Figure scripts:
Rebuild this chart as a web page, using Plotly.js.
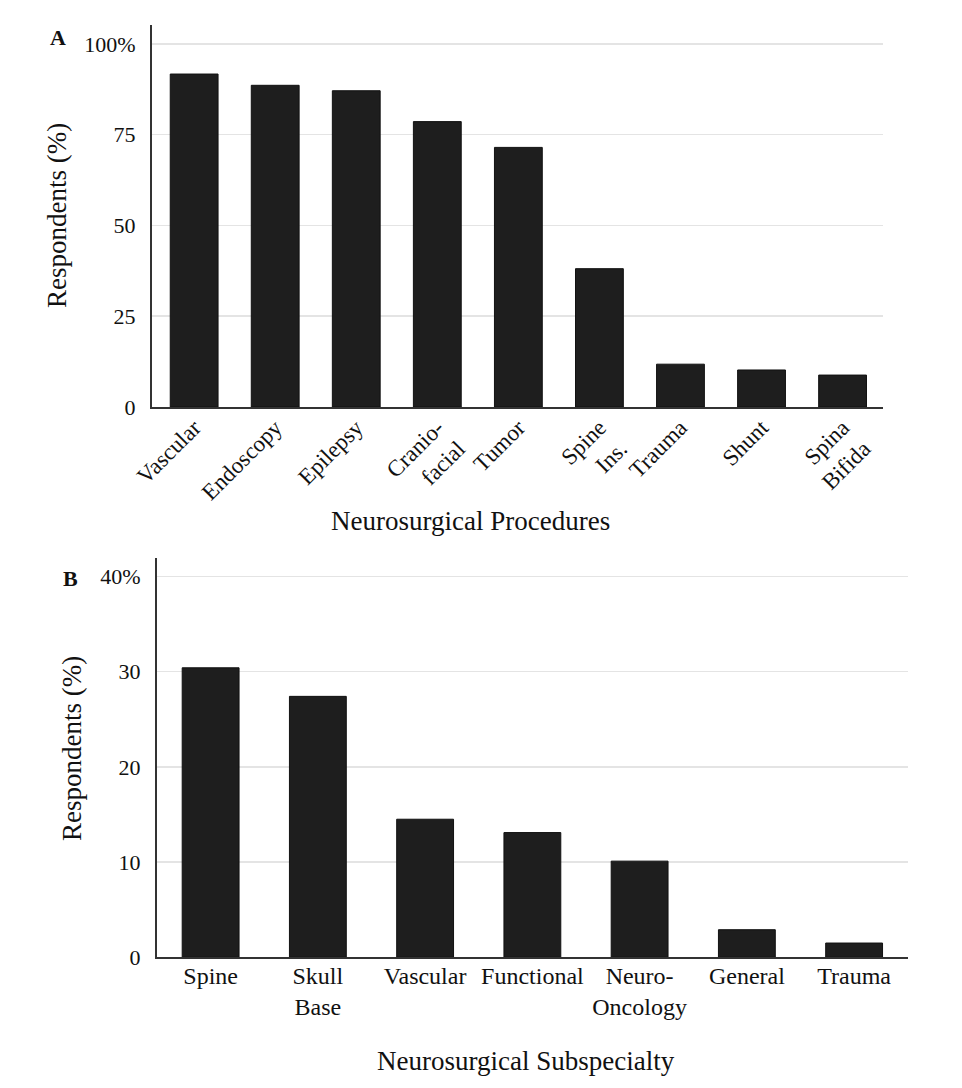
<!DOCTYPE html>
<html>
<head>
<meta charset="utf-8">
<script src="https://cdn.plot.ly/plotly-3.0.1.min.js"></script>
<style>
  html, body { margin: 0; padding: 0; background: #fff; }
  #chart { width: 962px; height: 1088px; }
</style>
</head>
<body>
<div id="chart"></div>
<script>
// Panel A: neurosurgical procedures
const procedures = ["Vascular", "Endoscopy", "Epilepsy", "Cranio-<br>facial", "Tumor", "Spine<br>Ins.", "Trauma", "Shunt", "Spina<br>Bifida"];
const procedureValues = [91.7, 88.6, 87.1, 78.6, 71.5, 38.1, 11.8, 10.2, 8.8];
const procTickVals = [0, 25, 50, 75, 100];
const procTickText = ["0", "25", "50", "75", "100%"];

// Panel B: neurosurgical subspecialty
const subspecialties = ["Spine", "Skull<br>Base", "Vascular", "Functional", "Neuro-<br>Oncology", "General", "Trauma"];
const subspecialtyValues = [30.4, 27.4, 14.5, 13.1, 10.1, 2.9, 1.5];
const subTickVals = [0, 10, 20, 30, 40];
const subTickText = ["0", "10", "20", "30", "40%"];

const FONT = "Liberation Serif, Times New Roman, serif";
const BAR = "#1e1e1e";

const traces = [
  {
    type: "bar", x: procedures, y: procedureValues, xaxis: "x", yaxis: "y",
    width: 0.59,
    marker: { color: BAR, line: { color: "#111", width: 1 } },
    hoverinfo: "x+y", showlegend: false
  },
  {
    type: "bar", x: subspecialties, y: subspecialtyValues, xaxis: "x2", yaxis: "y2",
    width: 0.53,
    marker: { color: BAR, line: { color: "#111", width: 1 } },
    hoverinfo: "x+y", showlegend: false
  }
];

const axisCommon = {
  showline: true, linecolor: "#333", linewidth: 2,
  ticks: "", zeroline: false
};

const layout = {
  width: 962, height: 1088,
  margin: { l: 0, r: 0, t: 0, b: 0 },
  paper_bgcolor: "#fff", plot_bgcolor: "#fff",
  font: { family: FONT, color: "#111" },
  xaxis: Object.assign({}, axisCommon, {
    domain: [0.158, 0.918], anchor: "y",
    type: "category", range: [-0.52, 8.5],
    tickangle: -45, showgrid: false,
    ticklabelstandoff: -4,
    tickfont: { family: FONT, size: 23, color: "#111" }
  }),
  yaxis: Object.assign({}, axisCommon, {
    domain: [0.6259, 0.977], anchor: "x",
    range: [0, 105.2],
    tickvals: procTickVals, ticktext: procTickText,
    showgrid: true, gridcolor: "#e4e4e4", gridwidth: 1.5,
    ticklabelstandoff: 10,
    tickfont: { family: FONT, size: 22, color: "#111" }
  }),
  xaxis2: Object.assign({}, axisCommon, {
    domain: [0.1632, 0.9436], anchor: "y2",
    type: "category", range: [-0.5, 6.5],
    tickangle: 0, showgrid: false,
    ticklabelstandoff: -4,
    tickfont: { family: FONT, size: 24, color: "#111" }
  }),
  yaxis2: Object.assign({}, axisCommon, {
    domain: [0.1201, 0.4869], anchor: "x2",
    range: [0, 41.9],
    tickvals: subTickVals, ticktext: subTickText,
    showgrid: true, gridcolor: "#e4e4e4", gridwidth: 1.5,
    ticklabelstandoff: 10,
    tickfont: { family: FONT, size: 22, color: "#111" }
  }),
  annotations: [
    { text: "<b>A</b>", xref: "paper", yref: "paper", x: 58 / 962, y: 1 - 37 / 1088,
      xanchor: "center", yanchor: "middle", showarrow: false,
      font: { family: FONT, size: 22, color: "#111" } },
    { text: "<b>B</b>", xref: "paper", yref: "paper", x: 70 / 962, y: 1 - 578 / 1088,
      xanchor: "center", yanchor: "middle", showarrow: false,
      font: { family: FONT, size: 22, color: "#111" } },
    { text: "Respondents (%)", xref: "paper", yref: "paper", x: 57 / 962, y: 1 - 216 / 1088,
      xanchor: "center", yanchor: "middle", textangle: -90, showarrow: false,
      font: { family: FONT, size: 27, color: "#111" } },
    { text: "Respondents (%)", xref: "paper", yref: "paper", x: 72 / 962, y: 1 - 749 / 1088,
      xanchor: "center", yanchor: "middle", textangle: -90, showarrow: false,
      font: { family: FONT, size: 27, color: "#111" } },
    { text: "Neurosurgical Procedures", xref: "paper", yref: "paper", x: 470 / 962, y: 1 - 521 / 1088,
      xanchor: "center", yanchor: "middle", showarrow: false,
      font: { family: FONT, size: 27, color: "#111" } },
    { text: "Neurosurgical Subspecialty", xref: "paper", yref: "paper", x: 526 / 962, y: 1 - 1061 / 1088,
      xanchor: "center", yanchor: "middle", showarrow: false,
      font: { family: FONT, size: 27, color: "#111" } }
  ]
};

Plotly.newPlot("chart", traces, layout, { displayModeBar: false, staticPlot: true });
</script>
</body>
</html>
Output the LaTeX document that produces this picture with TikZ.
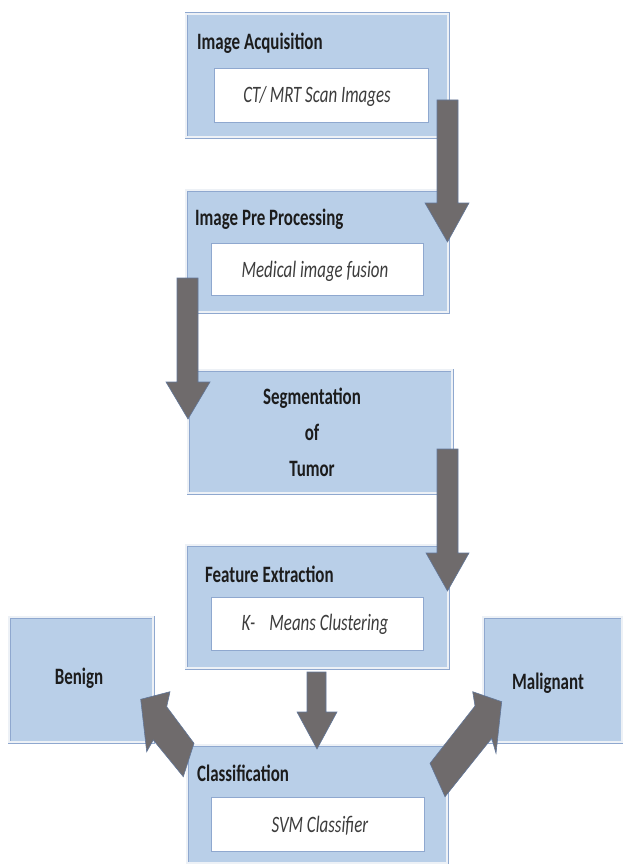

Problem description
Where a line contains "this", copy that line.

Final answer
Rebuild this chart as a web page, using Plotly.js.
Output the LaTeX document that produces this picture with TikZ.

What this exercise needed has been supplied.